** start of MATERIAL PROVIDED **

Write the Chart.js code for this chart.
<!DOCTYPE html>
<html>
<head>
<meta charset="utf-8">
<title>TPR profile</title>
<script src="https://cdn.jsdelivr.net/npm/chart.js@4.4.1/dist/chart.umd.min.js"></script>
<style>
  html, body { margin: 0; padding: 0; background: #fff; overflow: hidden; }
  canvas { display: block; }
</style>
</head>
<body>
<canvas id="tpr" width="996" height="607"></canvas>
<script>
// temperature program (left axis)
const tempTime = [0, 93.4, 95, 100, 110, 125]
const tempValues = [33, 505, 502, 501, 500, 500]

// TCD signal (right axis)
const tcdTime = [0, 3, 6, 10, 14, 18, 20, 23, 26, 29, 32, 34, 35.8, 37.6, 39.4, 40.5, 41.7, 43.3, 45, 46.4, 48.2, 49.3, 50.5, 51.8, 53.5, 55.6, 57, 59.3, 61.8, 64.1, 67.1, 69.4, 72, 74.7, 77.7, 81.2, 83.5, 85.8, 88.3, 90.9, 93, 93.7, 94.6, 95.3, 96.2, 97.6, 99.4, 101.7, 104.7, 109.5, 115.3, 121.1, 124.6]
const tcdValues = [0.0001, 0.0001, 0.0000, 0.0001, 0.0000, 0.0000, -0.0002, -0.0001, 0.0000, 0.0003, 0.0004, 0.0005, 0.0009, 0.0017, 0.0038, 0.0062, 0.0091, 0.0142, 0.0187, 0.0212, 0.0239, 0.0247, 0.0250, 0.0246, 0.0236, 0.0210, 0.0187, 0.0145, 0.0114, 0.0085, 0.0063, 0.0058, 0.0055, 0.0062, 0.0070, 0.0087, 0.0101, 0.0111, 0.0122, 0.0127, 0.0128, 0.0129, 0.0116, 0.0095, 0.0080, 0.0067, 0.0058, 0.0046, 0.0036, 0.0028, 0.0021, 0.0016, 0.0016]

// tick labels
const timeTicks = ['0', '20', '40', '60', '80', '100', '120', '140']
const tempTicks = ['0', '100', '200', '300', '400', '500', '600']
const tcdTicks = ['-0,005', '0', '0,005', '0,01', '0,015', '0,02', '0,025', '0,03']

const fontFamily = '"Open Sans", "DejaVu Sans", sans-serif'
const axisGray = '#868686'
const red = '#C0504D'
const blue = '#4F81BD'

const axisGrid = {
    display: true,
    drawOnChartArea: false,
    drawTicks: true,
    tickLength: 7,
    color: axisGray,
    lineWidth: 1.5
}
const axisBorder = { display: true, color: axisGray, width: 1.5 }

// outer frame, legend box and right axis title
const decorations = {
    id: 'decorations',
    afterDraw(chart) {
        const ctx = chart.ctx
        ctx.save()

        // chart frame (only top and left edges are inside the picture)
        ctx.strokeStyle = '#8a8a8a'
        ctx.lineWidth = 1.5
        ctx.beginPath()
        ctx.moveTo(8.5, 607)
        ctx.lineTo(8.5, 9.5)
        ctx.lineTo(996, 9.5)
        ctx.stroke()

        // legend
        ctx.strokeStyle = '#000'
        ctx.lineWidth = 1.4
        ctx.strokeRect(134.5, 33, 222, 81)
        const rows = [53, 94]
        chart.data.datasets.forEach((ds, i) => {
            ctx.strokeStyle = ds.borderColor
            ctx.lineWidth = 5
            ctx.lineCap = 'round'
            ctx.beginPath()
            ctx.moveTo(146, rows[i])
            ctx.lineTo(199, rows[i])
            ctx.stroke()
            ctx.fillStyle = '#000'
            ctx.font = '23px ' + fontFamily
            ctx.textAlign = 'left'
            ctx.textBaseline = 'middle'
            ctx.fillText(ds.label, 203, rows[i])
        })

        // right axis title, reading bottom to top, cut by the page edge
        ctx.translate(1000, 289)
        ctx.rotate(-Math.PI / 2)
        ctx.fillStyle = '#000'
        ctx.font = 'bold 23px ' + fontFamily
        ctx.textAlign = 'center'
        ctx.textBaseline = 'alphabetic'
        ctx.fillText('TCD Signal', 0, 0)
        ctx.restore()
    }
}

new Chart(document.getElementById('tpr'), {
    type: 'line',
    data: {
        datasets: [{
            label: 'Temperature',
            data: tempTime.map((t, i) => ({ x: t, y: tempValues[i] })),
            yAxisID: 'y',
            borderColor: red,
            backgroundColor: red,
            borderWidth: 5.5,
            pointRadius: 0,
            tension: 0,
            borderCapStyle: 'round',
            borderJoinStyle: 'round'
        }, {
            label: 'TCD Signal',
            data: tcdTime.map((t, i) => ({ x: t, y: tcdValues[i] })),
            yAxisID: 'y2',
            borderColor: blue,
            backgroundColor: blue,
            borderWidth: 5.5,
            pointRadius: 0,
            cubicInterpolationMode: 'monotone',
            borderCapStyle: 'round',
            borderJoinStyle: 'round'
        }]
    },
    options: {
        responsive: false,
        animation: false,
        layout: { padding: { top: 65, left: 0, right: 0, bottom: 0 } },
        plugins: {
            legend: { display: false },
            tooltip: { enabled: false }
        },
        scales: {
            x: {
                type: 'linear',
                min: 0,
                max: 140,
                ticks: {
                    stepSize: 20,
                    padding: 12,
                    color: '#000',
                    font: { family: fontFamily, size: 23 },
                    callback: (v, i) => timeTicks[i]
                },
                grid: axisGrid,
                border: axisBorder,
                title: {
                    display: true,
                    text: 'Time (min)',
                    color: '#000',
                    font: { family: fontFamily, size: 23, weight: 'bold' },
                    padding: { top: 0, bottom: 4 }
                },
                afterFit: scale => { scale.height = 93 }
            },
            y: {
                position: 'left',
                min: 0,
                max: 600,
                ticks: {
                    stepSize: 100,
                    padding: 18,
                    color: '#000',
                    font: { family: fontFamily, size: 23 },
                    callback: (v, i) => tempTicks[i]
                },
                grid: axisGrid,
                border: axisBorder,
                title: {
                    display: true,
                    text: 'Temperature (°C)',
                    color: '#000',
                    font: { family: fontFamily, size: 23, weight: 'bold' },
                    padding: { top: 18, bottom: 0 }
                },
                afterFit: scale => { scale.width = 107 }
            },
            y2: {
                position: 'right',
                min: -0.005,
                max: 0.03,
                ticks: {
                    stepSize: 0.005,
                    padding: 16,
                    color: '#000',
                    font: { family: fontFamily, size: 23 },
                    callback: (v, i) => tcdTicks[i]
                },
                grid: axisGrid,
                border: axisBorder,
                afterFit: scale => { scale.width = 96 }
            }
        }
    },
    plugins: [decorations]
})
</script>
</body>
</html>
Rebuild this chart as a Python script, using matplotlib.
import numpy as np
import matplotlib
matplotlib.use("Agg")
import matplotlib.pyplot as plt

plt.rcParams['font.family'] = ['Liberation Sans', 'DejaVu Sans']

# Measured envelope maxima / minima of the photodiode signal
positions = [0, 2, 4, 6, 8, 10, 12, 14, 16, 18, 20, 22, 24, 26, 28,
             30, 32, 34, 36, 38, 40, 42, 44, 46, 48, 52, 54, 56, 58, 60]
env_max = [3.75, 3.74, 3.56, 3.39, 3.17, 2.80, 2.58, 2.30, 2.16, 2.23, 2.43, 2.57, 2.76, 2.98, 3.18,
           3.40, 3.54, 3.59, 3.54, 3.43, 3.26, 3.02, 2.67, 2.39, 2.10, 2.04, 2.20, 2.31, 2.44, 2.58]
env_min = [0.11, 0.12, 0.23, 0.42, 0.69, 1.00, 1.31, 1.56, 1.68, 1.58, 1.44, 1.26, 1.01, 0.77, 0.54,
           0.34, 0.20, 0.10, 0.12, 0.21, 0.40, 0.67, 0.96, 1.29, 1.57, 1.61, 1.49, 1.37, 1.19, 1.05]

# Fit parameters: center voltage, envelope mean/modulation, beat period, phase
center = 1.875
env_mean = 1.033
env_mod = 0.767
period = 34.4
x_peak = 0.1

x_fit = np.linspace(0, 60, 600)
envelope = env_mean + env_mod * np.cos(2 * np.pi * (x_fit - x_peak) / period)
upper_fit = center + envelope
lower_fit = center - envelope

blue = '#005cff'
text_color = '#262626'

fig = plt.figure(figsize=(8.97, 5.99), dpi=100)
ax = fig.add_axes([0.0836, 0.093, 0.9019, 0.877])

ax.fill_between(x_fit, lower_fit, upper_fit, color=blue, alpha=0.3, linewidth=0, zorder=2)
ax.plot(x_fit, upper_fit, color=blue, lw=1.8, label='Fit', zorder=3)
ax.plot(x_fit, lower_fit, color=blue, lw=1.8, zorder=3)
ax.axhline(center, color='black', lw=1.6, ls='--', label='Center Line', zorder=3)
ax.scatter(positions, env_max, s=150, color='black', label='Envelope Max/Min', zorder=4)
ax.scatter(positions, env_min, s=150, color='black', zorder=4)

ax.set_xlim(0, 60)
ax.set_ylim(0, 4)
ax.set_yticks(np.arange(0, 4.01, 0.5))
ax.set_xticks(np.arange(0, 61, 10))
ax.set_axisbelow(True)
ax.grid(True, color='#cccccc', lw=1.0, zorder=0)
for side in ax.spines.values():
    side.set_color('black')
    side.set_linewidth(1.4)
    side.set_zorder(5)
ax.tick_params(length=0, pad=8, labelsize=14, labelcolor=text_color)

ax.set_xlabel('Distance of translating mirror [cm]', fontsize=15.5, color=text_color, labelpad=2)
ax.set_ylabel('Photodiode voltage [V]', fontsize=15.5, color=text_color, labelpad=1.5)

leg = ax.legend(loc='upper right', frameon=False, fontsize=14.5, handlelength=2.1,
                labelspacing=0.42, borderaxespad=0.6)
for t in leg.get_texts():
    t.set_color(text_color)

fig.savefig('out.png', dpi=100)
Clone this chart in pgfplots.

** end of MATERIAL PROVIDED **

→ **TASK DETAILS**
Say, as a number only, how many lines of the data contain "script".

→ **RESPONSE BELOW**
4